Oil refinery in Nova Scotia, Canada

The Dartmouth Refinery is a former oil refinery in Dartmouth, Nova Scotia, owned by Imperial Oil. It was located on the eastern side of Halifax Harbour, and the crude oil arrived via ship. It covered some 400 ha south of central Dartmouth, with the neighbourhood around it being known as Imperoyal.

==History==
The refinery was founded in 1918, in part to meet the burgeoning needs of the First World War. It played an important role in the Second World War, providing the fuel for much of the Allied North Atlantic convoys. The site was originally the site of Fort Clarence, one of the eighteenth-century forts guarding the harbour against attack.

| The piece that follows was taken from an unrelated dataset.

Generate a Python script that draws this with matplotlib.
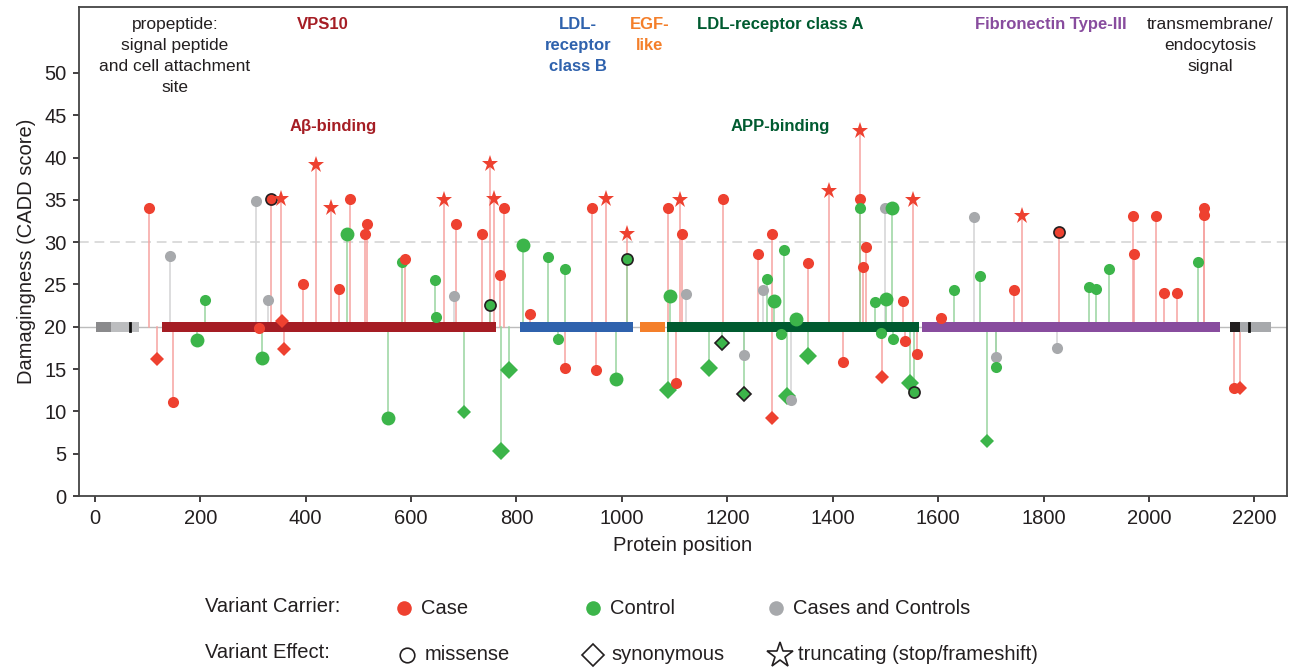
import matplotlib
matplotlib.use("Agg")
import matplotlib.pyplot as plt

# ---------------- data ----------------
positions = [103, 118, 142, 149, 194, 209, 305, 311, 318, 328, 334, 354, 355, 359, 395, 420, 448, 464,
             478, 485, 512, 516, 557, 582, 588, 645, 648, 662, 681, 685, 701, 735, 750, 750, 757, 769,
             771, 777, 785, 813, 825, 859, 878, 892, 892, 943, 950, 969, 988, 1009, 1010, 1088, 1088,
             1092, 1102, 1110, 1114, 1121, 1165, 1190, 1191, 1231, 1231, 1258, 1267, 1276, 1285, 1285,
             1288, 1301, 1308, 1314, 1321, 1331, 1354, 1354, 1393, 1419, 1452, 1451, 1451, 1458, 1464,
             1481, 1492, 1494, 1500, 1502, 1512, 1515, 1533, 1538, 1546, 1552, 1555, 1560, 1606, 1631,
             1669, 1680, 1692, 1709, 1710, 1744, 1759, 1826, 1829, 1886, 1899, 1924, 1969, 1972, 2014,
             2028, 2053, 2094, 2105, 2105, 2162, 2173]
scores = [34.1, 16.2, 28.4, 11.1, 18.4, 23.2, 34.9, 19.8, 16.3, 23.2, 35.1, 35.1, 20.7, 17.4, 25.0, 39.1,
          34.1, 24.5, 31.0, 35.1, 31.0, 32.1, 9.2, 27.7, 28.0, 25.5, 21.2, 35.0, 23.6, 32.1, 9.9, 31.0,
          39.3, 22.6, 35.1, 26.1, 5.3, 34.1, 14.9, 29.7, 21.5, 28.2, 18.6, 26.8, 15.1, 34.1, 14.9, 35.1,
          13.8, 31.0, 28.0, 34.1, 12.5, 23.6, 13.4, 35.0, 31.0, 23.9, 15.1, 18.1, 35.1, 16.7, 12.0, 28.6,
          24.4, 25.6, 31.0, 9.2, 23.1, 19.1, 29.1, 11.8, 11.4, 20.9, 27.5, 16.6, 36.1, 15.8, 43.2, 35.1,
          34.1, 27.1, 29.4, 22.9, 19.3, 14.1, 34.1, 23.3, 34.1, 18.6, 23.1, 18.3, 13.4, 35.0, 12.3, 16.8,
          21.0, 24.3, 33.0, 26.0, 6.5, 16.4, 15.2, 24.3, 33.1, 17.5, 31.2, 24.7, 24.5, 26.8, 33.1, 28.6,
          33.1, 24.0, 24.0, 27.6, 34.1, 33.2, 12.8, 12.8]
carriers = ["case", "case", "both", "case", "control", "control", "both", "case", "control", "both",
            "case", "case", "case", "case", "case", "case", "case", "case", "control", "case", "case",
            "case", "control", "control", "case", "control", "control", "case", "both", "case",
            "control", "case", "case", "control", "case", "case", "control", "case", "control",
            "control", "case", "control", "control", "control", "case", "case", "case", "case",
            "control", "case", "control", "case", "control", "control", "case", "case", "case", "both",
            "control", "control", "case", "both", "control", "case", "both", "control", "case", "case",
            "control", "control", "control", "control", "both", "control", "case", "control", "case",
            "case", "case", "case", "control", "case", "case", "control", "control", "case", "both",
            "control", "control", "control", "case", "case", "control", "case", "control", "case",
            "case", "control", "both", "control", "control", "both", "control", "case", "case", "both",
            "case", "control", "control", "control", "case", "case", "case", "case", "case", "control",
            "case", "case", "case", "case"]
effects = ["mis", "syn", "mis", "mis", "mis", "mis", "mis", "mis", "mis", "mis", "mis", "trunc", "syn",
           "syn", "mis", "trunc", "trunc", "mis", "mis", "mis", "mis", "mis", "mis", "mis", "mis", "mis",
           "mis", "trunc", "mis", "mis", "syn", "mis", "trunc", "mis", "trunc", "mis", "syn", "mis", "syn",
           "mis", "mis", "mis", "mis", "mis", "mis", "mis", "mis", "trunc", "mis", "trunc", "mis", "mis",
           "syn", "mis", "mis", "trunc", "mis", "mis", "syn", "syn", "mis", "mis", "syn", "mis", "mis",
           "mis", "mis", "syn", "mis", "mis", "mis", "syn", "mis", "mis", "mis", "syn", "trunc", "mis",
           "trunc", "mis", "mis", "mis", "mis", "mis", "mis", "syn", "mis", "mis", "mis", "mis", "mis",
           "mis", "syn", "trunc", "mis", "mis", "mis", "mis", "mis", "mis", "syn", "mis", "mis", "mis",
           "trunc", "mis", "mis", "mis", "mis", "mis", "mis", "mis", "mis", "mis", "mis", "mis", "mis",
           "mis", "mis", "syn"]
large = [0, 0, 0, 0, 1, 0, 0, 0, 1, 0, 0, 0, 0, 0, 0, 0, 0, 0, 1, 0, 0, 0, 1, 0, 0, 0, 0, 0, 0, 0, 0, 0,
         0, 0, 0, 0, 1, 0, 1, 1, 0, 0, 0, 0, 0, 0, 0, 0, 1, 0, 0, 0, 1, 1, 0, 0, 0, 0, 1, 0, 0, 0, 0, 0,
         0, 0, 0, 0, 1, 0, 0, 1, 0, 1, 0, 1, 0, 0, 0, 0, 0, 0, 0, 0, 0, 0, 0, 1, 1, 0, 0, 0, 1, 0, 0, 0,
         0, 0, 0, 0, 0, 0, 0, 0, 0, 0, 0, 0, 0, 0, 0, 0, 0, 0, 0, 0, 0, 0, 0, 0]
outlined_pos = [334, 750, 1010, 1190, 1231, 1555, 1829]
outlined_score = [35.1, 22.6, 28.0, 18.1, 12.0, 12.3, 31.2]

# protein domains
domain_names = ["propeptide_dark", "propeptide_light", "VPS10", "LDL-receptor class B", "EGF-like",
                "LDL-receptor class A", "Fibronectin Type-III", "TM_dark", "TM_light"]
domain_start = [3, 30, 127, 807, 1035, 1085, 1570, 2153, 2173]
domain_end = [30, 84, 761, 1022, 1081, 1563, 2134, 2173, 2232]
domain_colors = ["#8a8a8c", "#bcbdbf", "#a51d24", "#2f62ad", "#f47f2a", "#005b30", "#884c9e",
                 "#231f20", "#a7a9ac"]
domain_marks = [67, 2190]

baseline = 20
threshold = 30
xticks = list(range(0, 2201, 200))
yticks = list(range(0, 51, 5))

# ---------------- style ----------------
marker_col = {"case": "#ee4130", "control": "#3cb54a", "both": "#a7a9ac"}
stem_col = {"case": "#f6a3a0", "control": "#98d49f", "both": "#d3d3d5"}
shape = {"mis": "o", "syn": "D", "trunc": "*"}

W, H = 1293, 668
fig = plt.figure(figsize=(W / 100, H / 100), dpi=100)
L, R, T, B = 79, 1287, 7, 496
ax = fig.add_axes([L / W, 1 - B / H, (R - L) / W, (B - T) / H])
ax.set_xlim(-30, 2262)
ax.set_ylim(0, 57.8)

narrow = ["Liberation Sans Narrow", "Liberation Sans", "DejaVu Sans"]
sans = ["Liberation Sans", "DejaVu Sans"]

ax.axhline(threshold, color="#dcdcdc", lw=1.4, ls=(0, (5, 3)), zorder=0)
ax.axhline(baseline, color="#bcbcbc", lw=1.0, zorder=0)

# stems
for p, s, c in zip(positions, scores, carriers):
    ax.plot([p, p], [baseline, s], color=stem_col[c], lw=1.1, zorder=1)

# domains
for st, en, col in zip(domain_start, domain_end, domain_colors):
    ax.barh(baseline, en - st, left=st, height=1.15, color=col, edgecolor="none", zorder=2)
for m in domain_marks:
    ax.plot([m, m], [baseline - 0.5, baseline + 0.5], color="#111111", lw=2, zorder=3)

# markers
for p, s, c, e, lg in zip(positions, scores, carriers, effects, large):
    if e == "mis":
        ms = 10 if lg else 8
    elif e == "syn":
        ms = 9 if lg else 7.5
    else:
        ms = 12.5
    outlined = any(op == p and abs(os_ - s) < 0.05 for op, os_ in zip(outlined_pos, outlined_score))
    ax.plot(p, s, marker=shape[e], ms=ms, color=marker_col[c],
            mec="#231f20" if outlined else marker_col[c],
            mew=1.2 if outlined else 0, ls="none", zorder=4)

ax.set_xticks(xticks)
ax.set_yticks(yticks)
ax.tick_params(labelsize=14.5, length=4, width=1.2, color="#231f20", pad=5)
for lab in ax.get_xticklabels() + ax.get_yticklabels():
    lab.set_family(sans)
    lab.set_color("#231f20")
for sp in ax.spines.values():
    sp.set_color("#444444")
    sp.set_linewidth(1.3)
ax.set_xlabel("Protein position", fontsize=14.5, family=sans, color="#231f20", labelpad=6)
ax.set_ylabel("Damagingness (CADD score)", fontsize=14.5, family=sans, color="#231f20", labelpad=6)

# domain labels
top_y = 56.6
reg = 12.5
bold = 12
ls = 1.5
ax.text(152, top_y, "propeptide:\nsignal peptide\nand cell attachment\nsite", ha="center", va="top",
        fontsize=reg, family=narrow, color="#231f20", linespacing=ls)
ax.text(433, top_y, "VPS10", ha="center", va="top", fontsize=bold, family=narrow, weight="bold",
        color="#a51d24")
ax.text(917, top_y, "LDL-\nreceptor\nclass B", ha="center", va="top", fontsize=bold, family=narrow,
        weight="bold", color="#2f62ad", linespacing=ls)
ax.text(1053, top_y, "EGF-\nlike", ha="center", va="top", fontsize=bold, family=narrow, weight="bold",
        color="#f47f2a", linespacing=ls)
ax.text(1300, top_y, "LDL-receptor class A", ha="center", va="top", fontsize=bold, family=narrow,
        weight="bold", color="#005b30")
ax.text(1813, top_y, "Fibronectin Type-III", ha="center", va="top", fontsize=bold, family=narrow,
        weight="bold", color="#884c9e")
ax.text(2117, top_y, "transmembrane/\nendocytosis\nsignal", ha="center", va="top", fontsize=reg,
        family=narrow, color="#231f20", linespacing=ls)
ax.text(452, 43.7, "Aβ-binding", ha="center", va="center", fontsize=bold, family=narrow,
        weight="bold", color="#a51d24")
ax.text(1300, 43.7, "APP-binding", ha="center", va="center", fontsize=bold, family=narrow,
        weight="bold", color="#005b30")

# ---------------- custom legend (pixel overlay) ----------------
lg = fig.add_axes([0, 0, 1, 1], facecolor="none")
lg.set_xlim(0, W)
lg.set_ylim(H, 0)
lg.axis("off")
fs = 14.5
lg.text(205, 607, "Variant Carrier:", fontsize=fs, family=narrow, va="center", color="#231f20")
lg.text(205, 653, "Variant Effect:", fontsize=fs, family=narrow, va="center", color="#231f20")
carrier_labels = [("case", "Case", 404), ("control", "Control", 593), ("both", "Cases and Controls", 776)]
for key, text, x in carrier_labels:
    lg.plot(x, 608, "o", ms=10.5, color=marker_col[key], mew=0)
    lg.text(x + 17, 608, text, fontsize=fs, family=narrow, va="center", color="#231f20")
effect_labels = [("mis", "missense", 407, 10.5), ("syn", "synonymous", 593, 11), ("trunc", "truncating (stop/frameshift)", 780, 19)]
for key, text, x, ms in effect_labels:
    lg.plot(x, 655, shape[key], ms=ms, mfc="white", mec="#231f20", mew=1.2)
    lg.text(x + 18, 655, text, fontsize=fs, family=narrow, va="center", color="#231f20")

fig.savefig("out.png", dpi=100)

On July 21, 2011, the refinery was temporarily shut down due to damage sustained during an electrical storm. Scheduled maintenance was moved ahead to coincide with the repairs. Meanwhile, some fuel suppliers in the refinery's service area closed down due to a lack of supply and the wholesale price for gasoline in New York rose marginally.

===Closing===
On June 19, 2013, Imperial Oil announced that the company would be converting the refinery to a marine terminal planned for later in 2013. As a result, sales of Bunker fuel to commercial shippers in the Port of Halifax were phased out, asphalt and the production of butane and propane ended. The refinery was demolished over the period of Q42015-Q42017. More than 37,000 mt of steel was scrapped. The project plan required more than 300,000 man hours to flatten and then remove the buildings, vessels, and tanks.

==Refinery details==
The refinery processed some 89000 oilbbl/d. It was one of three refineries that supplied heating oil and gasoline to Atlantic Canada, the others being the considerably larger Irving Oil refinery in Saint John, New Brunswick and the Come By Chance Refinery in Newfoundland. The Dartmouth refinery supplied most of Nova Scotia's needs and provided oil and gas to all retail stations and bulk terminals in Nova Scotia. The refinery exported gasoline to the United States market and employed some 200 people.